Directions: Starting at the first line of the listing below, retype each line up to and including the one that contains "40, 50, 60];". Leave pictures out.
════
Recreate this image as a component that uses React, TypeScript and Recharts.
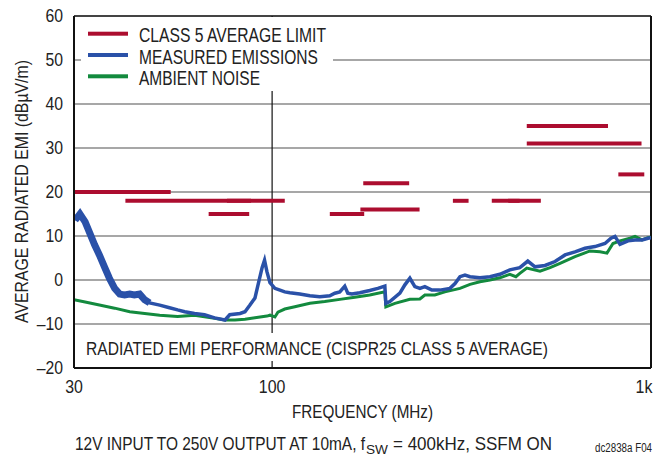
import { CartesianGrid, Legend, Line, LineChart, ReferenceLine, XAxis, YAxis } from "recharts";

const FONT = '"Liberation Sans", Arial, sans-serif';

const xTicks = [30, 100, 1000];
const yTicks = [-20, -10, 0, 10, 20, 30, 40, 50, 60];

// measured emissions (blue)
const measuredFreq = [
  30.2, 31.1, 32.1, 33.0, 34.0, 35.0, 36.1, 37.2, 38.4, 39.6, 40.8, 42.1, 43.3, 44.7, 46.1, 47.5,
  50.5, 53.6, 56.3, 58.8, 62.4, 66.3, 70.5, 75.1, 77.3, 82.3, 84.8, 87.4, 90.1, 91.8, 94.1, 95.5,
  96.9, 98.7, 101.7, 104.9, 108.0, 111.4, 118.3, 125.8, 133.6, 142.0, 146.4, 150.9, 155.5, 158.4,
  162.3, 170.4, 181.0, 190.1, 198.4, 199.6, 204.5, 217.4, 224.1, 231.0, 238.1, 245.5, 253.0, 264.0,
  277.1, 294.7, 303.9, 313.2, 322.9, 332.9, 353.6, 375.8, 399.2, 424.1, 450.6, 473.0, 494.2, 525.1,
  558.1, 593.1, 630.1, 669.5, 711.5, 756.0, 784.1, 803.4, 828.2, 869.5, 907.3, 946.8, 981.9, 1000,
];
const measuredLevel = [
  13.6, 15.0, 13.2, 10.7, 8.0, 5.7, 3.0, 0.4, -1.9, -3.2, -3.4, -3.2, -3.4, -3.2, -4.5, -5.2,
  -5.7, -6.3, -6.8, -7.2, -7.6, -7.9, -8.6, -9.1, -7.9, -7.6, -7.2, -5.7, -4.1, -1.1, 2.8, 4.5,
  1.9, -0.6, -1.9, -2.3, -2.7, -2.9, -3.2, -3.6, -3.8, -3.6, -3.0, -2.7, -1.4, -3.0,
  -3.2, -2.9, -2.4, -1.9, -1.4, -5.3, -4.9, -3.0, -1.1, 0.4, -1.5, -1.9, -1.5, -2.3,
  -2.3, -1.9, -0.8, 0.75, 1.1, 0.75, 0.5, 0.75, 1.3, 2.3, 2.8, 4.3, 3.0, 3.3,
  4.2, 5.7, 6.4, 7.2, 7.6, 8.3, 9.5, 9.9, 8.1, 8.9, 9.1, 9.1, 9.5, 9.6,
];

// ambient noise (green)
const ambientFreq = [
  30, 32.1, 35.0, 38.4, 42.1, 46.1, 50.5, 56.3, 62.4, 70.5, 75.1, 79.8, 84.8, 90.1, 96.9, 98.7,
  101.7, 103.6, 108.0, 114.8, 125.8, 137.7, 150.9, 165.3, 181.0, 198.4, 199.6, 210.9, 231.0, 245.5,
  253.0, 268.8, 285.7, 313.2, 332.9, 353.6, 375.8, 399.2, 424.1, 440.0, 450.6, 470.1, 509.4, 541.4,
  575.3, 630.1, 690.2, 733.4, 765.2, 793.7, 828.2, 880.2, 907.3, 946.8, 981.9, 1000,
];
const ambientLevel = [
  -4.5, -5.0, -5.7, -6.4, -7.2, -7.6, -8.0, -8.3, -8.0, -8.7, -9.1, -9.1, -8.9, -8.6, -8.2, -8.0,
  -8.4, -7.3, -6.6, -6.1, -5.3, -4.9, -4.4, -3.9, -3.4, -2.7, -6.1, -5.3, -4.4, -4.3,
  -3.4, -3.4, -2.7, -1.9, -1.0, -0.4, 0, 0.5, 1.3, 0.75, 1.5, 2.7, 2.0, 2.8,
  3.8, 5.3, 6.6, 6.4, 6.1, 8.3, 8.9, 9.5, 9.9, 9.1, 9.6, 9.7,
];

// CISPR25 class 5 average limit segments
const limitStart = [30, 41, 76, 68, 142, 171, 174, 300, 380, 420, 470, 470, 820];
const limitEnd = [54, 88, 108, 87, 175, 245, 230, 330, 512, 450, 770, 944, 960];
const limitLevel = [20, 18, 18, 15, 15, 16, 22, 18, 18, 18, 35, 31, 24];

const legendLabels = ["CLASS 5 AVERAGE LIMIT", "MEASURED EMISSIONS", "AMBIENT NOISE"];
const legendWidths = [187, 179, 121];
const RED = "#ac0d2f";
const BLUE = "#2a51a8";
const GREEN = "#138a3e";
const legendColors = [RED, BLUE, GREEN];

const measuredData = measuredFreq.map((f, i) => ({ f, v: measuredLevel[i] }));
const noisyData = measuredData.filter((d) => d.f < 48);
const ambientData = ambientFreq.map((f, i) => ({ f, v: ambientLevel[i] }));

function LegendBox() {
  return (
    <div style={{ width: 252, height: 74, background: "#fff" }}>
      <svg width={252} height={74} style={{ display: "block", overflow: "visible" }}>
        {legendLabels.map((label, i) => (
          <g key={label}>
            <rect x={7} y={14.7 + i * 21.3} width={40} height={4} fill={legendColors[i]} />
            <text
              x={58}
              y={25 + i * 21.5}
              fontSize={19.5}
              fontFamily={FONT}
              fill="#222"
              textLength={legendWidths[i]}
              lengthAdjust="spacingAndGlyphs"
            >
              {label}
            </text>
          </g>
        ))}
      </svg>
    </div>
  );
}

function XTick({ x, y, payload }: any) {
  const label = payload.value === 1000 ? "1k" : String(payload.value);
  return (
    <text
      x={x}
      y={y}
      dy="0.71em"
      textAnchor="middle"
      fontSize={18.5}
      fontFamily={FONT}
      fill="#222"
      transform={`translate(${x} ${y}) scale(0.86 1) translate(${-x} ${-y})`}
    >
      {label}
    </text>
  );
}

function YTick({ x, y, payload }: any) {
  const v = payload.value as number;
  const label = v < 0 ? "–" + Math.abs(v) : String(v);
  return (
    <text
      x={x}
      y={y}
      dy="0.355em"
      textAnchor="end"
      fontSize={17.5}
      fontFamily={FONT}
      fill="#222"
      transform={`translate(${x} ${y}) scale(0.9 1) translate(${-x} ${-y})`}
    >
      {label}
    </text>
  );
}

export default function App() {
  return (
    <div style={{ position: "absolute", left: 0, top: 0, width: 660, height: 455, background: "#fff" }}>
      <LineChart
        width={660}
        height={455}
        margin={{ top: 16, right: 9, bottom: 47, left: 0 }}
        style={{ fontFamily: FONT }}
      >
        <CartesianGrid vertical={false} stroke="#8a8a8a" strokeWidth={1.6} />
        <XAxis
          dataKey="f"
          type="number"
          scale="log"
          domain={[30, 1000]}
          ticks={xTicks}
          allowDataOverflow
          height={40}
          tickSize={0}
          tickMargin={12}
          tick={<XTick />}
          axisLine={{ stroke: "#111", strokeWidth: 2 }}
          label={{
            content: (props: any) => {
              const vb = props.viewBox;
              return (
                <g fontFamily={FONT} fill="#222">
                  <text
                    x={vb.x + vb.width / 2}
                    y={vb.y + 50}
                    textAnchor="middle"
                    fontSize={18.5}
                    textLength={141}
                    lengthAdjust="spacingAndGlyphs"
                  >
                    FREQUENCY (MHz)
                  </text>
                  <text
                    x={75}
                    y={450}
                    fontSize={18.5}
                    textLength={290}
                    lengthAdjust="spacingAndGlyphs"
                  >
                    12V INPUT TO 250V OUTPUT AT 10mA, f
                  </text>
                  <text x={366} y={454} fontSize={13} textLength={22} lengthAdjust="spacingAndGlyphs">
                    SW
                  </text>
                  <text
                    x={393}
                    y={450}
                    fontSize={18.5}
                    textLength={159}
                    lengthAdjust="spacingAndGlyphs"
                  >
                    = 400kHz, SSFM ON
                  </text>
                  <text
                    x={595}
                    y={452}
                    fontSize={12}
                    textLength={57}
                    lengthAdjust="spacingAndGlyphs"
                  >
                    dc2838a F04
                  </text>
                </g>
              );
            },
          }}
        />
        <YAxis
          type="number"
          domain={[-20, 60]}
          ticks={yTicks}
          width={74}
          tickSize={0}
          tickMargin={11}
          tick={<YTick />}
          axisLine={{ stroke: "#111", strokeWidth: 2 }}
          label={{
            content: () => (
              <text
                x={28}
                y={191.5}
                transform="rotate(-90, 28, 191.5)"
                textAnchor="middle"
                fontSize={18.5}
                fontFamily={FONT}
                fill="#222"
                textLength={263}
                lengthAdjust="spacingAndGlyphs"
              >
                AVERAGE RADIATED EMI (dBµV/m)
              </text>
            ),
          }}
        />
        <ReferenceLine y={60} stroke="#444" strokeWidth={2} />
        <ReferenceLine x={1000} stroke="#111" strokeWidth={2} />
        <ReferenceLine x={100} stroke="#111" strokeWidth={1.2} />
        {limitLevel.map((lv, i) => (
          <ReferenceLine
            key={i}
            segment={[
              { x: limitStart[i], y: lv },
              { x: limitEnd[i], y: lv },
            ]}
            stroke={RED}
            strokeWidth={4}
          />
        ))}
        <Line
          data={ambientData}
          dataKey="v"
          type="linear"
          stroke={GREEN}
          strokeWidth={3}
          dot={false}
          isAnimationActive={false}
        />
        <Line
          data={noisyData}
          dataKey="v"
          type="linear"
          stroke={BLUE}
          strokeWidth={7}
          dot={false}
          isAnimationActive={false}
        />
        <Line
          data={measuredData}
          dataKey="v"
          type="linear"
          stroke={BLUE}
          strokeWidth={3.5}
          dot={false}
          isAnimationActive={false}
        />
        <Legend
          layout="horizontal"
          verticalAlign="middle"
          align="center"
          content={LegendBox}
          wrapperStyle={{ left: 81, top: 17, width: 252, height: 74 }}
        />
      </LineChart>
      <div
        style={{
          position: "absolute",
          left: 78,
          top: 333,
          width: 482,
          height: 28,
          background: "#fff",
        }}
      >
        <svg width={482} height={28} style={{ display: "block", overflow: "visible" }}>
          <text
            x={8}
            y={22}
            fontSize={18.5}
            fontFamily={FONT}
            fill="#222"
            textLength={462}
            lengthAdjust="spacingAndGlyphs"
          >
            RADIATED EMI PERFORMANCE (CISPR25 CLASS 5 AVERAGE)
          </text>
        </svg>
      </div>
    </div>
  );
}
════
Solution for this exercise:
Recreate this image as a component that uses React, TypeScript and Recharts.
import { CartesianGrid, Legend, Line, LineChart, ReferenceLine, XAxis, YAxis } from "recharts";

const FONT = '"Liberation Sans", Arial, sans-serif';

const xTicks = [30, 100, 1000];
const yTicks = [-20, -10, 0, 10, 20, 30, 40, 50, 60];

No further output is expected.